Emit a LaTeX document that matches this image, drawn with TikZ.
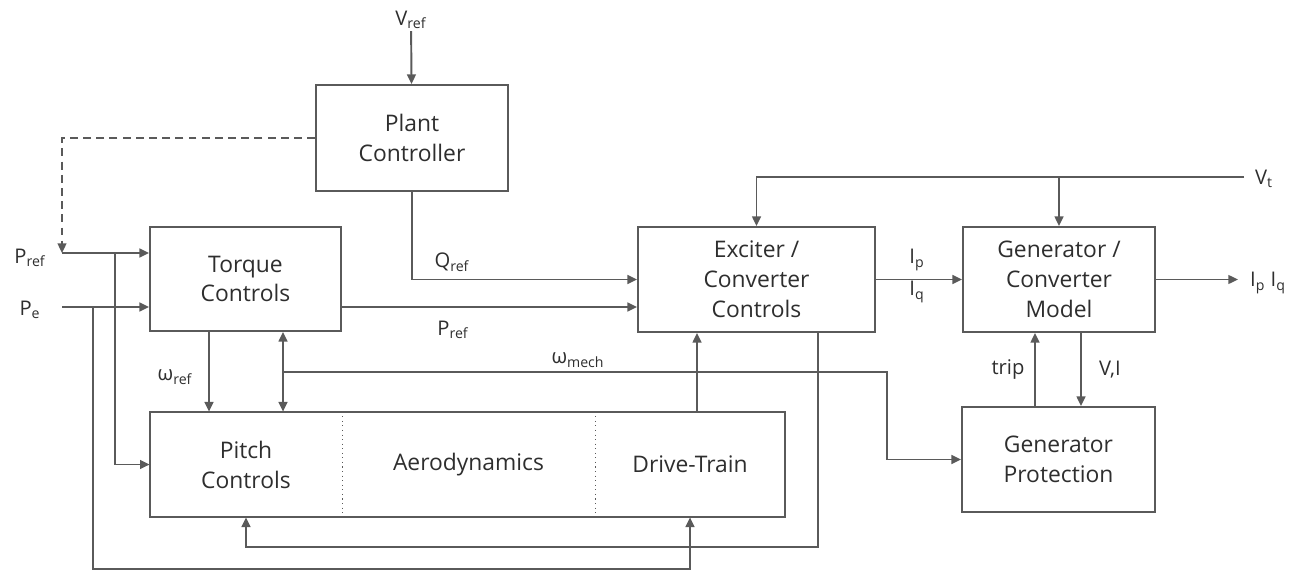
\documentclass[tikz,border=0pt]{standalone}
\usepackage{fontspec}
\setmainfont{Open Sans}
\usetikzlibrary{arrows.meta, positioning, calc}
\definecolor{linegray}{HTML}{5A5A5A}
\definecolor{textgray}{HTML}{2E2E2E}
\newcommand{\lo}[1]{\textsubscript{#1}}
\tikzset{
    block/.style={draw=linegray, line width=1.1pt, fill=white, align=center, text=textgray, font=\fontsize{13}{17}\selectfont, inner sep=2pt},
    cell/.style={align=center, text=textgray, font=\fontsize{13}{17}\selectfont, inner sep=2pt, minimum height=2.1cm},
    arrow/.style={-{Triangle[length=5.5pt, width=5pt]}, line width=1.1pt, linegray},
    dasharrow/.style={arrow, dash pattern=on 4.5pt off 3pt},
    dblarrow/.style={{Triangle[length=5.5pt, width=5pt]}-{Triangle[length=5.5pt, width=5pt]}, line width=1.1pt, linegray},
    lbl/.style={text=textgray, font=\fontsize{11.5}{14}\selectfont, inner sep=1pt}
}

\begin{document}
\begin{tikzpicture}[x=0.02cm, y=-0.02cm]
    \useasboundingbox (0,0) rectangle (1291,571);

    % Define blocks
    \node [block, minimum width=3.84cm, minimum height=2.12cm] (plant) at (412,138) {Plant\\ Controller};
    \node [block, minimum width=3.82cm, minimum height=2.08cm] (torque) at (245.5,279) {Torque\\ Controls};
    \node [block, minimum width=4.74cm, minimum height=2.1cm] (exciter) at (756.5,279.5) {Exciter /\\ Converter\\ Controls};
    \node [block, minimum width=3.84cm, minimum height=2.1cm] (genmod) at (1059,279.5) {Generator /\\ Converter\\ Model};
    \node [block, minimum width=3.86cm, minimum height=2.1cm] (genprot) at (1058.5,459.5) {Generator\\ Protection};

    % Turbine block with three parts
    \node [cell, minimum width=3.84cm] (pitch) at (246,464.5) {Pitch\\ Controls};
    \node [cell, minimum width=5.06cm] (aero) at (468.5,464.5) {Aerodynamics};
    \node [cell, minimum width=3.8cm] (drive) at (690,464.5) {Drive-Train};
    \draw [linegray, line width=1.1pt] (pitch.north west) rectangle (drive.south east);
    \draw [linegray, line width=0.6pt, dotted] (pitch.north east) -- (pitch.south east);
    \draw [linegray, line width=0.6pt, dotted] (aero.north east) -- (aero.south east);

    % Signal labels
    \node [lbl] (vreflbl) at (411,20) {V\lo{ref}};
    \node [lbl] (preflbl) at (30,258) {P\lo{ref}};
    \node [lbl] (pelbl) at (30,310) {P\lo{e}};
    \node [lbl] (qreflbl) at (452,262) {Q\lo{ref}};
    \node [lbl] (pref2lbl) at (453,330) {P\lo{ref}};
    \node [lbl] (wreflbl) at (175,377) {ω\lo{ref}};
    \node [lbl] (wmechlbl) at (578,360) {ω\lo{mech}};
    \node [lbl] (iplbl) at (917,260) {I\lo{p}};
    \node [lbl] (iqlbl) at (917,292) {I\lo{q}};
    \node [lbl] (vtlbl) at (1264,179) {V\lo{t}};
    \node [lbl] (outlbl) at (1268,283) {I\lo{p} I\lo{q}};
    \node [lbl] (triplbl) at (1008,370) {trip};
    \node [lbl] (vilbl) at (1110,370) {V,I};

    % Junction points
    \coordinate (prefin) at (62,253);
    \coordinate (pein) at (62,307);
    \coordinate (prefbr) at (115,253);
    \coordinate (pebr) at (93,307);
    \coordinate (wj) at (283,372);
    \coordinate (vt) at (1244,177);

    % Connectors
    \draw [arrow] (vreflbl) -- (plant);
    \draw [dasharrow] (plant.west) -| (prefin);
    \draw [arrow] (prefin) -- (torque.west |- prefin);
    \draw [arrow] (prefbr) |- (pitch.west);
    \draw [arrow] (pein) -- (torque.west |- pein);
    \draw [arrow] (pebr) -- (93,569) -| (drive.south);
    \draw [arrow] (plant.south) |- (exciter.west);
    \draw [arrow] (torque.east |- pein) -- (exciter.west |- pein);
    \draw [arrow] (209,0 |- torque.south) -- (209,0 |- pitch.north);
    \draw [dblarrow] (283,0 |- torque.south) -- (283,0 |- pitch.north);
    \draw [arrow] (wj) -- (887,372) |- (genprot.west);
    \draw [arrow] (697,0 |- drive.north) -- (697,0 |- exciter.south);
    \draw [arrow] (818,0 |- exciter.south) -- (818,547) -| (pitch.south);
    \draw [arrow] (vt) -| (exciter.north);
    \draw [arrow] (genmod.north |- vt) -- (genmod.north);
    \draw [arrow] (exciter.east) -- (genmod.west);
    \draw [arrow] (genmod.east) -- (1238,0 |- genmod.east);
    \draw [arrow] (1035,0 |- genprot.north) -- (1035,0 |- genmod.south);
    \draw [arrow] (1081,0 |- genmod.south) -- (1081,0 |- genprot.north);
\end{tikzpicture}
\end{document}
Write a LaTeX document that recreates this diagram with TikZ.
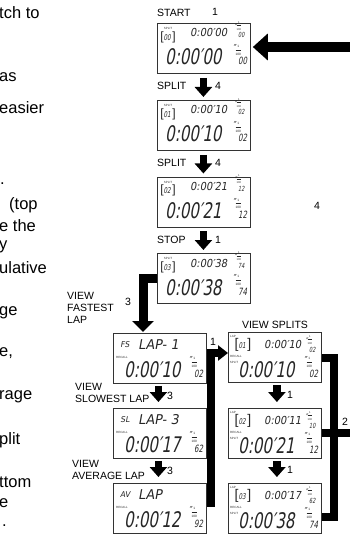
_____
◆ Your goal
Images in the records should not be copied. Repeat all the rest exactly.

◆ Solution
Emit a LaTeX document that matches this image, drawn with TikZ.
\documentclass[tikz,border=0pt]{standalone}
\usepackage{fontspec}
\setmainfont{Open Sans}
\usetikzlibrary{arrows.meta, positioning, calc}
\definecolor{linegray}{HTML}{5A5A5A}
\definecolor{textgray}{HTML}{2E2E2E}
\newcommand{\lo}[1]{\textsubscript{#1}}
\tikzset{
    block/.style={draw=linegray, line width=1.1pt, fill=white, align=center, text=textgray, font=\fontsize{13}{17}\selectfont, inner sep=2pt},
    cell/.style={align=center, text=textgray, font=\fontsize{13}{17}\selectfont, inner sep=2pt, minimum height=2.1cm},
    arrow/.style={-{Triangle[length=5.5pt, width=5pt]}, line width=1.1pt, linegray},
    dasharrow/.style={arrow, dash pattern=on 4.5pt off 3pt},
    dblarrow/.style={{Triangle[length=5.5pt, width=5pt]}-{Triangle[length=5.5pt, width=5pt]}, line width=1.1pt, linegray},
    lbl/.style={text=textgray, font=\fontsize{11.5}{14}\selectfont, inner sep=1pt}
}

\begin{document}
\begin{tikzpicture}[x=0.02cm, y=-0.02cm]
    \useasboundingbox (0,0) rectangle (1291,571);

    % Define blocks
    \node [block, minimum width=3.84cm, minimum height=2.12cm] (plant) at (412,138) {Plant\\ Controller};
    \node [block, minimum width=3.82cm, minimum height=2.08cm] (torque) at (245.5,279) {Torque\\ Controls};
    \node [block, minimum width=4.74cm, minimum height=2.1cm] (exciter) at (756.5,279.5) {Exciter /\\ Converter\\ Controls};
    \node [block, minimum width=3.84cm, minimum height=2.1cm] (genmod) at (1059,279.5) {Generator /\\ Converter\\ Model};
    \node [block, minimum width=3.86cm, minimum height=2.1cm] (genprot) at (1058.5,459.5) {Generator\\ Protection};

    % Turbine block with three parts
    \node [cell, minimum width=3.84cm] (pitch) at (246,464.5) {Pitch\\ Controls};
    \node [cell, minimum width=5.06cm] (aero) at (468.5,464.5) {Aerodynamics};
    \node [cell, minimum width=3.8cm] (drive) at (690,464.5) {Drive-Train};
    \draw [linegray, line width=1.1pt] (pitch.north west) rectangle (drive.south east);
    \draw [linegray, line width=0.6pt, dotted] (pitch.north east) -- (pitch.south east);
    \draw [linegray, line width=0.6pt, dotted] (aero.north east) -- (aero.south east);

    % Signal labels
    \node [lbl] (vreflbl) at (411,20) {V\lo{ref}};
    \node [lbl] (preflbl) at (30,258) {P\lo{ref}};
    \node [lbl] (pelbl) at (30,310) {P\lo{e}};
    \node [lbl] (qreflbl) at (452,262) {Q\lo{ref}};
    \node [lbl] (pref2lbl) at (453,330) {P\lo{ref}};
    \node [lbl] (wreflbl) at (175,377) {ω\lo{ref}};
    \node [lbl] (wmechlbl) at (578,360) {ω\lo{mech}};
    \node [lbl] (iplbl) at (917,260) {I\lo{p}};
    \node [lbl] (iqlbl) at (917,292) {I\lo{q}};
    \node [lbl] (vtlbl) at (1264,179) {V\lo{t}};
    \node [lbl] (outlbl) at (1268,283) {I\lo{p} I\lo{q}};
    \node [lbl] (triplbl) at (1008,370) {trip};
    \node [lbl] (vilbl) at (1110,370) {V,I};

    % Junction points
    \coordinate (prefin) at (62,253);
    \coordinate (pein) at (62,307);
    \coordinate (prefbr) at (115,253);
    \coordinate (pebr) at (93,307);
    \coordinate (wj) at (283,372);
    \coordinate (vt) at (1244,177);

    % Connectors
    \draw [arrow] (vreflbl) -- (plant);
    \draw [dasharrow] (plant.west) -| (prefin);
    \draw [arrow] (prefin) -- (torque.west |- prefin);
    \draw [arrow] (prefbr) |- (pitch.west);
    \draw [arrow] (pein) -- (torque.west |- pein);
    \draw [arrow] (pebr) -- (93,569) -| (drive.south);
    \draw [arrow] (plant.south) |- (exciter.west);
    \draw [arrow] (torque.east |- pein) -- (exciter.west |- pein);
    \draw [arrow] (209,0 |- torque.south) -- (209,0 |- pitch.north);
    \draw [dblarrow] (283,0 |- torque.south) -- (283,0 |- pitch.north);
    \draw [arrow] (wj) -- (887,372) |- (genprot.west);
    \draw [arrow] (697,0 |- drive.north) -- (697,0 |- exciter.south);
    \draw [arrow] (818,0 |- exciter.south) -- (818,547) -| (pitch.south);
    \draw [arrow] (vt) -| (exciter.north);
    \draw [arrow] (genmod.north |- vt) -- (genmod.north);
    \draw [arrow] (exciter.east) -- (genmod.west);
    \draw [arrow] (genmod.east) -- (1238,0 |- genmod.east);
    \draw [arrow] (1035,0 |- genprot.north) -- (1035,0 |- genmod.south);
    \draw [arrow] (1081,0 |- genmod.south) -- (1081,0 |- genprot.north);
\end{tikzpicture}
\end{document}
Write a LaTeX document that recreates this diagram with TikZ.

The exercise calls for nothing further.